EXERCISE GOAL:
A line counts if it contains the word "this" at least once. State how many such lines the records contain, giving the number alone.

ENTRIES:
□ □ □ □ □

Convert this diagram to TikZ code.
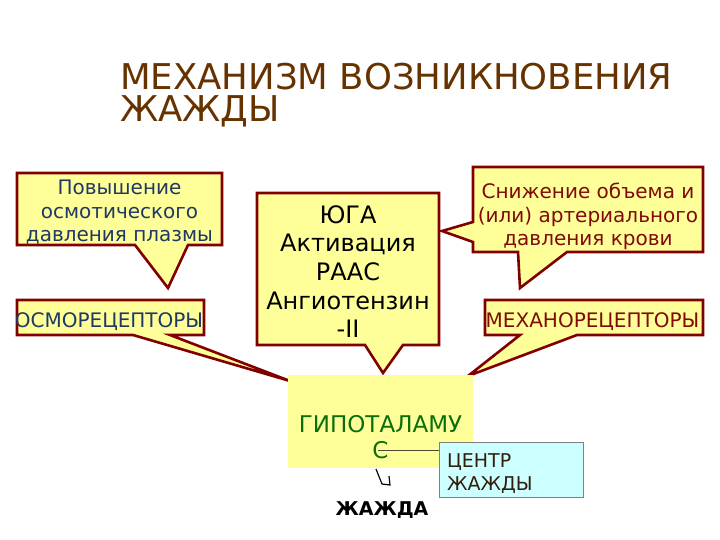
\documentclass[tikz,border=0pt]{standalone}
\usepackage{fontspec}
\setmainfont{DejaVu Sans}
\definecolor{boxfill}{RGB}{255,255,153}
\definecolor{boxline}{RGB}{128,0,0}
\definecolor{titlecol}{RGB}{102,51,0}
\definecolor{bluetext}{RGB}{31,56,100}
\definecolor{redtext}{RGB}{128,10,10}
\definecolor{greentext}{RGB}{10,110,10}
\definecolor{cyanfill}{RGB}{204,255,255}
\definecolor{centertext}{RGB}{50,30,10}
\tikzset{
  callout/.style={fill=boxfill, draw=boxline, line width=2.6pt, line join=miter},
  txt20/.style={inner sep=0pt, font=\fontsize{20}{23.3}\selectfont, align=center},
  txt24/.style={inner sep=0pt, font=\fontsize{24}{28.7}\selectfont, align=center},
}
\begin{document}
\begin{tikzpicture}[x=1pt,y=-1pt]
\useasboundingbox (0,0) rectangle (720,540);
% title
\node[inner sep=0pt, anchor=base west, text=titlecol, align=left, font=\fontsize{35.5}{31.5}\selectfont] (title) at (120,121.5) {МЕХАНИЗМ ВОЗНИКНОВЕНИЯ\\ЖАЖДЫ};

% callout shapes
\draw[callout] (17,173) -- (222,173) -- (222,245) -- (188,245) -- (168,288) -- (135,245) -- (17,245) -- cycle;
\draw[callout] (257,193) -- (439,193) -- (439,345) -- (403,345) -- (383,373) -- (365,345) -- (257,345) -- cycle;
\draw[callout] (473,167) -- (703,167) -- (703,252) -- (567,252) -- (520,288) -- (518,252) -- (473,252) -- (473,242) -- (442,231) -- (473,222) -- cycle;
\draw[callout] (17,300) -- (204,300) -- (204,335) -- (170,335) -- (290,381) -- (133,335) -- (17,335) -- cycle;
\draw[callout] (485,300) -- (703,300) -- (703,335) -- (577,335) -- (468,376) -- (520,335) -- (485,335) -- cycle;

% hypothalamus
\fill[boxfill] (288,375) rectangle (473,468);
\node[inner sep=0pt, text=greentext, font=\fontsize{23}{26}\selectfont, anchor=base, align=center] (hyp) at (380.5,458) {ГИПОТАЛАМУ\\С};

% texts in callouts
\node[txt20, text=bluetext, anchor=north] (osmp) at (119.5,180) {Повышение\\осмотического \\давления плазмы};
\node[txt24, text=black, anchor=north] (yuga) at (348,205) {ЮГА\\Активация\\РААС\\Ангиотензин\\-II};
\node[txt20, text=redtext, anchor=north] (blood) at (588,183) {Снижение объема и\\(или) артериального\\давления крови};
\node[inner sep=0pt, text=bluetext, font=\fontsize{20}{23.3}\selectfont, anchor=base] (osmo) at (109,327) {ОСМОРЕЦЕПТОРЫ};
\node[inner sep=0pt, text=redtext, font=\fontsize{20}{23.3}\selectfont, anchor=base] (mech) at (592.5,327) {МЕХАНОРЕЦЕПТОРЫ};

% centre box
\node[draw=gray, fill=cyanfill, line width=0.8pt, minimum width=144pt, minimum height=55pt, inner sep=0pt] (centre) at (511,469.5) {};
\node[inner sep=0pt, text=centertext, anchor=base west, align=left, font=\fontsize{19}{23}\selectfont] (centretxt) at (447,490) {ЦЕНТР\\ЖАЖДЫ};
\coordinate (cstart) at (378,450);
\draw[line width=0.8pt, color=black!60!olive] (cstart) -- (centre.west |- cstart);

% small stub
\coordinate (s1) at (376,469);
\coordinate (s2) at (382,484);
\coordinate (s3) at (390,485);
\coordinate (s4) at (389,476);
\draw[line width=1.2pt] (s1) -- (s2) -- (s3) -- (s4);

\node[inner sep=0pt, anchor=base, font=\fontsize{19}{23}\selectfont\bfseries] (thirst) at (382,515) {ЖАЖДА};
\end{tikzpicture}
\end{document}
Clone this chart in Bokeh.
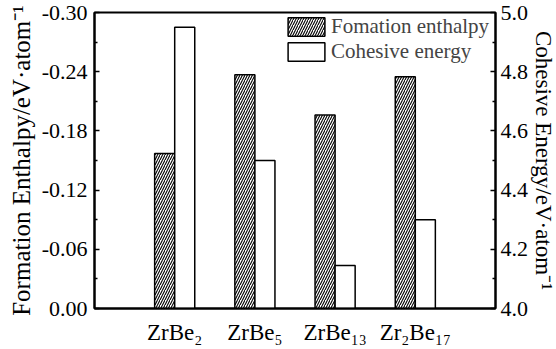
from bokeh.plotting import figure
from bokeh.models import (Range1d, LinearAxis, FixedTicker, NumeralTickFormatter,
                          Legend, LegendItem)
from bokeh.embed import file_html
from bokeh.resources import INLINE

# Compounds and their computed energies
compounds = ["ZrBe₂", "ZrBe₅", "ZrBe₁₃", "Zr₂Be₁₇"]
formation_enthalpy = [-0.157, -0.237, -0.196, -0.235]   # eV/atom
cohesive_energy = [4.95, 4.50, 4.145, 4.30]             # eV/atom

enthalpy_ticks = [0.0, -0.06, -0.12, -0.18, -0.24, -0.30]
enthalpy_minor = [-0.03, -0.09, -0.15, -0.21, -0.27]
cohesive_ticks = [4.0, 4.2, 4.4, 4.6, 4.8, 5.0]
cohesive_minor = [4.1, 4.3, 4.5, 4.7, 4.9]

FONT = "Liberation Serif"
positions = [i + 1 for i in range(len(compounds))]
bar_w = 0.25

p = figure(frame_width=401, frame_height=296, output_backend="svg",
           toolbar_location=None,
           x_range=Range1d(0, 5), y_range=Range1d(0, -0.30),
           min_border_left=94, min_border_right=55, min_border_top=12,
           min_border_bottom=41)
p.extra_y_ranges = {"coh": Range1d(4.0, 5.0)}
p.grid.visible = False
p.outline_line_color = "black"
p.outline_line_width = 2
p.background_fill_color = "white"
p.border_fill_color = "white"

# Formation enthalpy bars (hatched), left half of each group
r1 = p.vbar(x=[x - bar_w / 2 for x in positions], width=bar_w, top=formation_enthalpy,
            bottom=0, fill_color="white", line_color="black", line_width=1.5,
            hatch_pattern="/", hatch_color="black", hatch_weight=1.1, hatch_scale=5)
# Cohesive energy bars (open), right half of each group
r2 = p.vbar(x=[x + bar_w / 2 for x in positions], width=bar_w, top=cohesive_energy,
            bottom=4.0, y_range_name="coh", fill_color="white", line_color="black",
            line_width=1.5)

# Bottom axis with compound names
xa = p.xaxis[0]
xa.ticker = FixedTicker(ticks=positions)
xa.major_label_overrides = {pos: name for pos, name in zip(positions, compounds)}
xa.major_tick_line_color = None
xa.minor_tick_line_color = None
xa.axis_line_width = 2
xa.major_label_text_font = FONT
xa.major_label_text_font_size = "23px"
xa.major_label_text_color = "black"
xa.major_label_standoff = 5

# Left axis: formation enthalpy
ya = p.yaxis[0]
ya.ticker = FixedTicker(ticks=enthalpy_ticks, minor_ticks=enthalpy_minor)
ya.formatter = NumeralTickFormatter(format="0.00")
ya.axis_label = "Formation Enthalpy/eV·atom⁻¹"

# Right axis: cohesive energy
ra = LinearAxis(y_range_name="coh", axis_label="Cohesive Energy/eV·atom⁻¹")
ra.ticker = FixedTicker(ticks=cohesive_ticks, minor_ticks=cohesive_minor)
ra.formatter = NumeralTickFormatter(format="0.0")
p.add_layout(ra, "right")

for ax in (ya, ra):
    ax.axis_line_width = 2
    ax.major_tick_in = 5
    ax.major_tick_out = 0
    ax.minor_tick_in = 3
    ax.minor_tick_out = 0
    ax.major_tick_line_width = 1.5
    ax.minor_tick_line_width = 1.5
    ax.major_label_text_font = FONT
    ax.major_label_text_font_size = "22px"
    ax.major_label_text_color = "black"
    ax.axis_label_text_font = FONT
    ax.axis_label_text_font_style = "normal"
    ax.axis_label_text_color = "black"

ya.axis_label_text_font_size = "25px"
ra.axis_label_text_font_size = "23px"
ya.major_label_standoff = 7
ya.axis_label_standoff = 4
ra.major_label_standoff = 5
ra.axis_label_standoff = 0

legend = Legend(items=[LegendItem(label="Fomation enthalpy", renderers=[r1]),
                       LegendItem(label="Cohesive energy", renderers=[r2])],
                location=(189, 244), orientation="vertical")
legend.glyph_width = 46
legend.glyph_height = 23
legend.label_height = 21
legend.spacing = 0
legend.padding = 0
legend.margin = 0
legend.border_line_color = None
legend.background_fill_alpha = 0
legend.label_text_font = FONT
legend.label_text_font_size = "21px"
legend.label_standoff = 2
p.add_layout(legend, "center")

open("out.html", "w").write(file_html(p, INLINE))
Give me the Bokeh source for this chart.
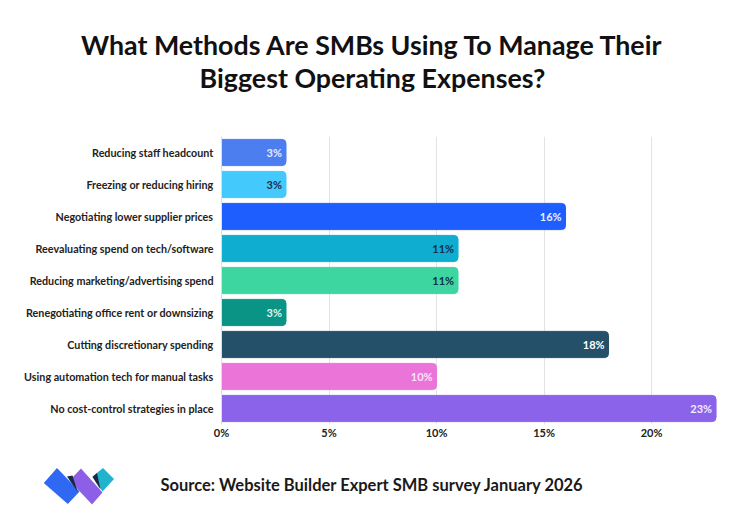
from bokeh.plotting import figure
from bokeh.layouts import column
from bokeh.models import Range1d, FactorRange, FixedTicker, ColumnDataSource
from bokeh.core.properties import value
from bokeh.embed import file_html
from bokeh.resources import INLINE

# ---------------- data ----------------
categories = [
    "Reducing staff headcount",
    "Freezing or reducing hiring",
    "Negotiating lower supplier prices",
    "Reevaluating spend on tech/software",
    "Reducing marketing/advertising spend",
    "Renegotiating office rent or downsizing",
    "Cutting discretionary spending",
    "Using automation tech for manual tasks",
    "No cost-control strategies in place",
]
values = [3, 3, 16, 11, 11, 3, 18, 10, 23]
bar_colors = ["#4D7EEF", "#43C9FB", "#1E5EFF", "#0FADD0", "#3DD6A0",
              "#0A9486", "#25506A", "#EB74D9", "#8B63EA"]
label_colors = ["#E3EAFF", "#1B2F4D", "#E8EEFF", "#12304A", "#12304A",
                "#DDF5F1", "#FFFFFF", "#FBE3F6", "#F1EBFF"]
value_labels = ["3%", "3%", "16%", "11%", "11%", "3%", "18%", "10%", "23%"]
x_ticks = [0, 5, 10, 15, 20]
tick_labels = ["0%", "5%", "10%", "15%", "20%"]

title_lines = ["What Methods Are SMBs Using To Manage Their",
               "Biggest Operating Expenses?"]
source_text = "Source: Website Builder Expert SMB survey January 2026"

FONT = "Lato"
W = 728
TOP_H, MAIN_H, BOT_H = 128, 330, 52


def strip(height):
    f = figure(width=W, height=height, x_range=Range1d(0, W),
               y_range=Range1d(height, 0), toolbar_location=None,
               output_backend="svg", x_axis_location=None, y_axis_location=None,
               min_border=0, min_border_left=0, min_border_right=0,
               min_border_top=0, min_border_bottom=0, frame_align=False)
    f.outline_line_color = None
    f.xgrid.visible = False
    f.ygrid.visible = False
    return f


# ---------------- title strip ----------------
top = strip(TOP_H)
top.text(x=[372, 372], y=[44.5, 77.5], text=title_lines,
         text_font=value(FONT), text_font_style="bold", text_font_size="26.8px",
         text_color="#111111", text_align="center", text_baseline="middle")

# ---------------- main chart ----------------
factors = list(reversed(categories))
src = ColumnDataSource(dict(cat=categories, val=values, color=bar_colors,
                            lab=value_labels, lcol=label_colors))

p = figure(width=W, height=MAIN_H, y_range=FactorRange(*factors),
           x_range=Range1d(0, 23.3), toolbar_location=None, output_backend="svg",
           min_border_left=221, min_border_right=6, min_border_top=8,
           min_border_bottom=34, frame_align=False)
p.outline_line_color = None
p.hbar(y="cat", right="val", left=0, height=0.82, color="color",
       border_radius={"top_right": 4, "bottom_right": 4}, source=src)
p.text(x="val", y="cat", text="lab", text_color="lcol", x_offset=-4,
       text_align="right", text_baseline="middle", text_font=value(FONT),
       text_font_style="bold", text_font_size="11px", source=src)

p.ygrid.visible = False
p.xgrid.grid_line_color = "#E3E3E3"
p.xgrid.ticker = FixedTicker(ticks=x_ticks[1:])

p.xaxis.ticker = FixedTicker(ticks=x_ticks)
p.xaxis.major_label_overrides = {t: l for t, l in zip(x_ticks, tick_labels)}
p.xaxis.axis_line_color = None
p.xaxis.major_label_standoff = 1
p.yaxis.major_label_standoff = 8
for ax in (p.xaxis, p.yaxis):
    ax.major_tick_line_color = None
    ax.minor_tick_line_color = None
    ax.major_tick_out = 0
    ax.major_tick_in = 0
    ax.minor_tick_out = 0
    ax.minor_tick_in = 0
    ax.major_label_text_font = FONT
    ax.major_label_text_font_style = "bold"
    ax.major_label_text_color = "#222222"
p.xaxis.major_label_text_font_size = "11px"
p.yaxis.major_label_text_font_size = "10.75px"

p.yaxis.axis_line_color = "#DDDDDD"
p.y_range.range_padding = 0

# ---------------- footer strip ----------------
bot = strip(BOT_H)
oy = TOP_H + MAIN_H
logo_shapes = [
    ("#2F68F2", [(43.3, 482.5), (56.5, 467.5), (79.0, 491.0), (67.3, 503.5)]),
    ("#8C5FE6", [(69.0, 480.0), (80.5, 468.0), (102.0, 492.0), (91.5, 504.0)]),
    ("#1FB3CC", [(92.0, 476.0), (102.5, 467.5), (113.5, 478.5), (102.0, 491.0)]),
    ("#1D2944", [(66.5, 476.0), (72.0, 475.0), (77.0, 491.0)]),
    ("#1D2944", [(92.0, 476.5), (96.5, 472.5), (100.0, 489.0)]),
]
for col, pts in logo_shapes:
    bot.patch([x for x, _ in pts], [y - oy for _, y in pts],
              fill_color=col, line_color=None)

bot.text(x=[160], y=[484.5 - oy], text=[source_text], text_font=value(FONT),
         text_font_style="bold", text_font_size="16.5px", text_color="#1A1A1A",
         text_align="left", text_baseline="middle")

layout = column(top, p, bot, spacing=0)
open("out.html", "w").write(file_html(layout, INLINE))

□ □ □ □ □

FINAL RESULT:
3